Jeremiah McDonald never would work on Sunday. The only work on Sunday was when Uncle Bartley and Uncle Taylor had done wrong, then he'd set them out to splittin' wood on Sunday or something. But Jeremiah didn't work on Sunday, either. They really kept the Sabbath Day holy.
What's the food that I feed cowboys? You always fix beans when you're feeding a crew of men because they like beans and it's a very sustaining food. And we always have meat — a big roast. And enchiladas, the cowboys always like a green or a red enchilada. And then I always make fresh bread for 'em. And then men love pies. I've served cowboys a lot of pies.
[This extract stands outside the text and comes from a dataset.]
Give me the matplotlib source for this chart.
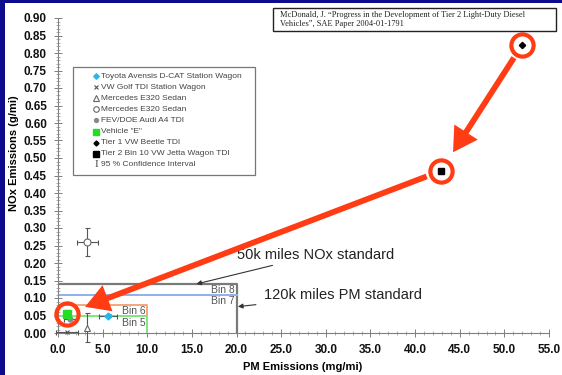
import matplotlib
matplotlib.use("Agg")
import matplotlib.pyplot as plt
from matplotlib.patches import Rectangle
from matplotlib.ticker import MultipleLocator, FormatStrFormatter

plt.rcParams['font.family'] = ['Liberation Sans', 'DejaVu Sans']

# vehicle test results (PM in mg/mi, NOx in g/mi)
vehicles = ['Toyota Avensis D-CAT Station Wagon', 'VW Golf TDI Station Wagon',
            'Mercedes E320 Sedan', 'Mercedes E320 Sedan', 'FEV/DOE Audi A4 TDI',
            'Vehicle "E"', 'Tier 1 VW Beetle TDI', 'Tier 2 Bin 10 VW Jetta Wagon TDI']
pm = [5.6, 1.0, 3.2, 3.3, 1.4, 1.0, 52.0, 42.9]
nox = [0.050, 0.003, 0.015, 0.260, 0.040, 0.055, 0.823, 0.463]
pm_err = [1.0, 1.2, 0.0, 1.2, 0.7, 0.0, 0.0, 0.0]
nox_err = [0.004, 0.0, 0.042, 0.040, 0.0, 0.012, 0.0, 0.0]

# Tier 2 bins: NOx limit (g/mi) and PM limit (mg/mi)
bin_names = ['Bin 8', 'Bin 7', 'Bin 6', 'Bin 5']
bin_nox = [0.14, 0.11, 0.08, 0.05]
bin_pm = [20.0, 20.0, 10.0, 10.0]

styles = [
    dict(marker='D', ms=3.5, mfc='#22b8f0', mec='#22b8f0'),
    dict(marker='x', ms=3.5, mfc='#555555', mec='#555555', mew=0.8),
    dict(marker='^', ms=5, mfc='white', mec='#666666', mew=0.8),
    dict(marker='o', ms=5, mfc='white', mec='#666666', mew=0.8),
    dict(marker='o', ms=3.5, mfc='#888888', mec='#888888'),
    dict(marker='s', ms=6, mfc='#22dd22', mec='#22dd22'),
    dict(marker='D', ms=3.2, mfc='black', mec='black'),
    dict(marker='s', ms=5, mfc='black', mec='black'),
]
bin_colors = ['#7a7a7a', '#8fb0ee', '#f2a878', '#7ee87e']

W, H = 562, 375
fig = plt.figure(figsize=(W / 100, H / 100), dpi=100, facecolor='#0c0c8c')
fig.add_artist(Rectangle((5 / W, 0), 1 - 5 / W, 1 - 3 / H, transform=fig.transFigure,
                         facecolor='white', edgecolor='none', zorder=-1))

ax = fig.add_axes([58 / W, 42 / H, 491 / W, 315 / H])
ax.set_facecolor('none')
ax.set_xlim(0, 55)
ax.set_ylim(0, 0.9)
for s in ['top', 'right']:
    ax.spines[s].set_visible(False)
for s in ['left', 'bottom']:
    ax.spines[s].set_color('#808080')
    ax.spines[s].set_linewidth(0.8)
ax.xaxis.set_major_locator(MultipleLocator(5))
ax.xaxis.set_minor_locator(MultipleLocator(1))
ax.yaxis.set_major_locator(MultipleLocator(0.05))
ax.yaxis.set_minor_locator(MultipleLocator(0.01))
ax.xaxis.set_major_formatter(FormatStrFormatter('%.1f'))
ax.yaxis.set_major_formatter(FormatStrFormatter('%.2f'))
ax.tick_params(which='major', direction='inout', length=6, width=0.7, color='#808080',
               labelsize=8.5, pad=5)
ax.tick_params(which='minor', direction='inout', length=3, width=0.5, color='#909090')
for lab in ax.get_xticklabels() + ax.get_yticklabels():
    lab.set_fontweight('bold')
    lab.set_color('#111111')

fig.text(14 / W, 1 - 153 / H, 'NOx Emissions (g/mi)', rotation=90, ha='center',
         va='center', fontsize=8, fontweight='bold')
fig.text(303 / W, 1 - 367 / H, 'PM Emissions (mg/mi)', ha='center', va='center',
         fontsize=8, fontweight='bold')

# standard boxes
ax.plot([0, bin_pm[0], bin_pm[0]], [bin_nox[0], bin_nox[0], 0], color=bin_colors[0], lw=1.6)
ax.plot([0, bin_pm[1]], [bin_nox[1], bin_nox[1]], color=bin_colors[1], lw=1.4)
ax.plot([0, bin_pm[2], bin_pm[2]], [bin_nox[2], bin_nox[2], bin_nox[3]], color=bin_colors[2], lw=1.4)
ax.plot([0, bin_pm[3], bin_pm[3]], [bin_nox[3], bin_nox[3], 0], color=bin_colors[3], lw=1.4)
bin_font = dict(ha='right', va='top', fontsize=7.5, color='#555555')
ax.text(bin_pm[0] - 0.2, bin_nox[0] - 0.003, bin_names[0], **bin_font)
ax.text(bin_pm[1] - 0.2, bin_nox[1] - 0.005, bin_names[1], **bin_font)
ax.text(bin_pm[2] - 0.2, bin_nox[2] - 0.002, bin_names[2], **bin_font)
ax.text(bin_pm[3] - 0.2, bin_nox[3] - 0.006, bin_names[3], **bin_font)

# vehicles with 95% confidence intervals
for i in range(len(vehicles)):
    xe = pm_err[i] if pm_err[i] > 0 else None
    ye = nox_err[i] if nox_err[i] > 0 else None
    ax.errorbar(pm[i], nox[i], xerr=xe, yerr=ye, fmt='none', ecolor='#555555',
                elinewidth=0.8, capsize=1.8, capthick=0.8, clip_on=False, zorder=3)
    ax.plot(pm[i], nox[i], ls='none', clip_on=False, zorder=4, **styles[i])

# standards call-outs
ax.annotate('50k miles NOx standard', xy=(15.5, bin_nox[0]), xytext=(20.0, 0.223),
            fontsize=10.5, color='#222222', va='center',
            arrowprops=dict(arrowstyle='-|>', color='#333333', lw=0.8, mutation_scale=7,
                            shrinkA=2, shrinkB=0))
ax.annotate('120k miles PM standard', xy=(bin_pm[0], 0.075), xytext=(23.1, 0.108),
            fontsize=10.5, color='#222222', va='center',
            arrowprops=dict(arrowstyle='-|>', color='#333333', lw=0.8, mutation_scale=7,
                            shrinkA=4, shrinkB=1))

# highlight Tier 1 -> Tier 2 Bin 10 -> Vehicle "E"
red = '#ff3c14'
for i in [6, 7, 5]:
    ax.plot(pm[i], nox[i], marker='o', ms=16, mfc='none', mec=red, mew=3.0,
            clip_on=False, zorder=6)
arrow = dict(arrowstyle='-|>,head_length=0.55,head_width=0.32', color=red, lw=4.2,
             mutation_scale=20, joinstyle='miter', capstyle='butt')
ax.annotate('', xy=(pm[7], nox[7]), xytext=(pm[6], nox[6]),
            arrowprops=dict(arrow, shrinkA=11, shrinkB=16), zorder=5)
ax.annotate('', xy=(pm[5], nox[5]), xytext=(pm[7], nox[7]),
            arrowprops=dict(arrow, shrinkA=11, shrinkB=14), zorder=5)

# legend
lx0, ly0, lx1, ly1 = 73, 67, 255, 175
fig.add_artist(Rectangle((lx0 / W, 1 - ly1 / H), (lx1 - lx0) / W, (ly1 - ly0) / H,
                         transform=fig.transFigure, facecolor='white',
                         edgecolor='#777777', lw=0.9, zorder=5))
for i, name in enumerate(vehicles):
    yy = 1 - (76 + i * 11.1) / H
    st = dict(styles[i])
    st['ms'] = st['ms'] * 0.8
    fig.add_artist(plt.Line2D([95.5 / W], [yy], transform=fig.transFigure, ls='none',
                              zorder=6, **st))
    fig.text(101 / W, yy, name, fontsize=6, color='#444444', va='center', zorder=6)
yy = 1 - (76 + 8 * 11.1) / H
fig.text(96 / W, yy, 'I', family='Liberation Serif', fontsize=8, color='#444444',
         ha='center', va='center', zorder=6)
fig.text(101 / W, yy, '95 % Confidence Interval', fontsize=6, color='#444444',
         va='center', zorder=6)

# reference box
fig.add_artist(Rectangle((273 / W, 1 - 31 / H), 283 / W, 23 / H, transform=fig.transFigure,
                         facecolor='white', edgecolor='#222222', lw=1.0, zorder=5))
fig.text(280 / W, 1 - 19.5 / H,
         'McDonald, J. \u201cProgress in the Development of Tier 2 Light-Duty Diesel\n'
         'Vehicles\u201d, SAE Paper 2004-01-1791',
         family='Liberation Serif', fontsize=6.0, color='#222222', va='center',
         linespacing=1.3, zorder=6)

fig.savefig('out.png', dpi=100, facecolor=fig.get_facecolor())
So them men come in, wearing their spurs — usually they don't come in in their chaps. Jerry doesn't use chaps too much, because we don't have too much brushy country here. So he doesn't wear chaps all that much.
Anyway, they come in and they wash up. And Jerry always has this thing he says: "If you want to wash up, you can. The bathroom's in that direction." Because one time he invited one man, a neighbor, and he said, "If I have to wash up, I'm not going to eat!"
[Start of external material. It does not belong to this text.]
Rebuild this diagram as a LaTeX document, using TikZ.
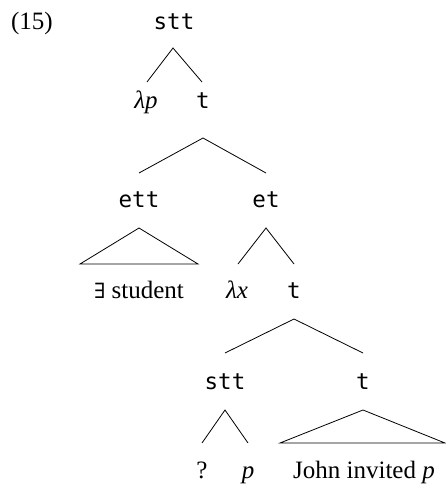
\documentclass[tikz,border=0pt]{standalone}
\usepackage{fontspec}
\setmainfont{Liberation Serif}
\setmonofont{DejaVu Sans Mono}
\newfontfamily\symfont{DejaVu Serif}
\begin{document}
\begin{tikzpicture}[x=1pt,y=-1pt,
  lbl/.style={anchor=base,inner sep=0pt,font=\fontsize{25}{29}\selectfont},
  ty/.style={lbl,font=\fontsize{22.5}{26}\selectfont\ttfamily},
  br/.style={line width=0.8pt,line join=miter}]
\useasboundingbox (0,0) rectangle (446,487);
% labels
\node[lbl] (num) at (32,30) {(15)};
\node[ty] (n1) at (174,30) {stt};
\node[lbl] (lp) at (146,108) {\itshape λp};
\node[ty] (t1) at (203,108) {t};
\node[ty] (ett) at (139,207) {ett};
\node[ty] (et) at (266,207) {et};
\node[lbl] (stud) at (139,298) {{\symfont\fontsize{21}{25}\selectfont ∃} student};
\node[lbl] (lx) at (237,298) {\itshape λx};
\node[ty] (t2) at (294,298) {t};
\node[ty] (stt2) at (225,389) {stt};
\node[ty] (t3) at (363,389) {t};
\node[lbl] (q) at (202,478) {?};
\node[lbl] (p) at (248,478) {\itshape p};
\node[lbl] (john) at (364,478) {John invited \textit{p}};
% branch points
\coordinate (a1) at (173,48);
\coordinate (a1l) at (147,82);
\coordinate (a1r) at (202,82);
\coordinate (a2) at (203,138);
\coordinate (a2l) at (139,173);
\coordinate (a2r) at (266,173);
\coordinate (a3) at (139,228);
\coordinate (a3l) at (80,264);
\coordinate (a3r) at (198,264);
\coordinate (a4) at (266,228);
\coordinate (a4l) at (238,264);
\coordinate (a4r) at (294,264);
\coordinate (a5) at (294,319);
\coordinate (a5l) at (225,353);
\coordinate (a5r) at (363,353);
\coordinate (a6) at (225,410);
\coordinate (a6l) at (202,443);
\coordinate (a6r) at (248,443);
\coordinate (a7) at (363,410);
\coordinate (a7l) at (280,443);
\coordinate (a7r) at (445,443);
% branches
\draw[br] (a1l) -- (a1) -- (a1r);
\draw[br] (a2l) -- (a2) -- (a2r);
\draw[br] (a3) -- (a3l) -- (a3r) -- cycle;
\draw[br] (a4l) -- (a4) -- (a4r);
\draw[br] (a5l) -- (a5) -- (a5r);
\draw[br] (a6l) -- (a6) -- (a6r);
\draw[br] (a7) -- (a7l) -- (a7r) -- cycle;
\end{tikzpicture}
\end{document}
It wasn't time for him to take his weekly bath, I guess.
So anyway, they come in and sit down at the table. When Grandpa was here, he'd sit at one end of the table and Jerry would sit on the other end. They do take their hats off. I don't do this to the cowboys, but if my own kids wear a hat in the house I charge 'em a dime.
Then we say the blessing and they eat their meals and they visit as they're eating.
You always fix dessert. They always want dessert. And after they get through eating, the fun part of it is they sit there and tell old-time stories. Or they'll tell experiences they've had, ropin' that calf, or whatever. And it's really fun to listen to the stories afterwards. They usually always take time for that. They sit and visit for a little while and spin yarns.
That's the cook's reward for fixin' dinner. You get to hear their Wild West stories.